„Der Schoß ist fruchtbar noch, aus dem das kroch!

Berthold Brecht

Heute vor 29 Jahren verloren fünf Menschen durch einen Brandanschlag im nordrhein-westfälischen Solingen ihr Leben. Saime Genç, das jüngste Opfer, war gerade einmal vier Jahre alt. Die vier, zum Tatzeitpunkt teils noch minderjährigen Täter, gehörten der rechtradikalen Szene der Stadt an und handelten aus ihrem rassistischen und völkischen Weltbild heraus.

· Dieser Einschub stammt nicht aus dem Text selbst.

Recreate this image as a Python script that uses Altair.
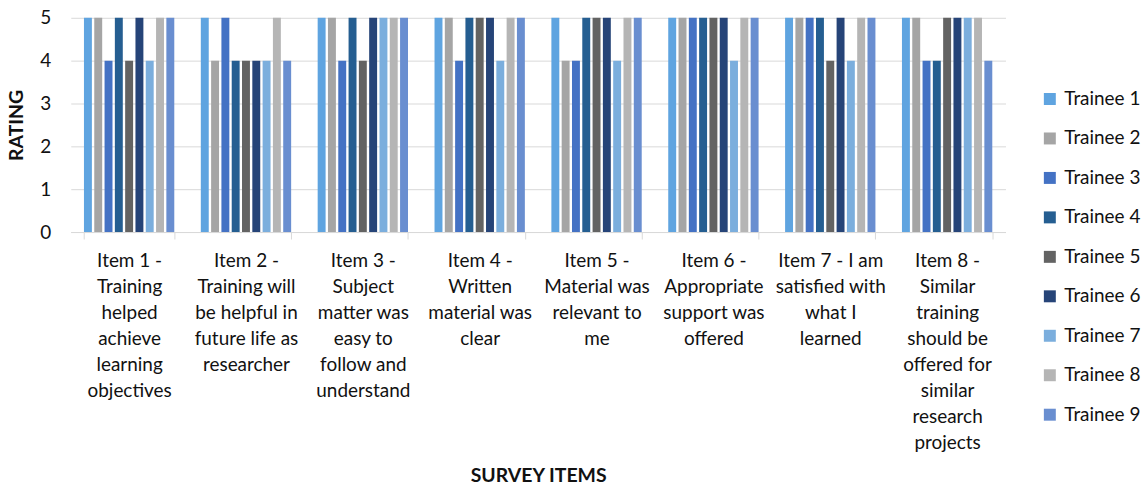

Der Anschlag reihte sich in eine Serie von Gewalt gegen Migranti:innen, Vertragsarbeiter:innen und Geflüchtete im Laufe der 1990er Jahre. In den neuen Bundesländern kam es in den beiden vorangegangenen Jahren bereits zu pogromartigen Ausschreitungen in Rostock-Lichtenhagen und im sächsischen Hoyerswerda, bei denen ehemalige DDR-Vertragsarbeiter:innen aus Mosambik und Vietnam und Geflüchtete aus Rumänien Ziel tagelanger Übergriffe und Hetzjagden durch Neonazis wurden. In beiden Fällen versuchten die Täter die Unterkünfte der Vertragsarbeiter:innen und Geflüchteten zu stürmen und in Brand zu setzen. Dass es dabei keine Todesopfer gab, grenzt an ein Wunder.

Die rassistischen Angriffe durch Neonazis entstanden dabei in einem allgemeinen Klima der Fremdenfeindlichkeit im wiedervereinigten Deutschland. Die starken Veränderungen in den neuen Bundesländern trugen dazu ebenso ihren Teil bei, wie der Unwille in Gesellschaft und Politik, die Herausforderungen des Systemwechsels in weiten Teilen Europas zu bewältigen. In den Ländern des ehemaligen Ostblocks und Ex-Jugoslawiens ging der Wechsel von Diktatur zu Demokratie häufig mit erschreckender Armut und Bürgerkriegen einher. Die daraus resultierenden gestiegenen Flüchtlingszahlen beantwortete die Öffentlichkeit der Bundesrepublik mit einer Asyldebatte, an deren Ende 1993 die Verschärfung des Asylrechts stand und von einer Das-Boot-ist-voll Rhetorik getragen wurde.

Dreißig Jahre später ist die Bundesrepublik nicht mehr dieselbe. Der so genannte Aufstand der Anständigen zu Beginn des neuen Jahrtausends, der Sommer 2015, Angela Merkels „Wir schaffen das“ und die schnelle und unbürokratische Aufnahme ukrainischer Geflüchteter beweisen dies und stimmen uns hoffnungsvoll. Dass unsere Gedenkkultur jedoch nicht ein bloßes Erinnern an längst Vergangenes sein darf, zeigen die Bilder, die uns in den vergangenen Jahren von Pegida-Demonstrationen ereilten, ebenso wie die Wahlerfolge der AfD.

Wir nehmen den heutigen 29. Mai daher zum Anlass, an die fünf ermordeten Solinger Frauen und Mädchen zu erinnern. Das Andenken an Gürsün İnce, Hatice Genç, Gülüstan Öztürk, Hülya Genç und Saime Genç ist uns Mahnung.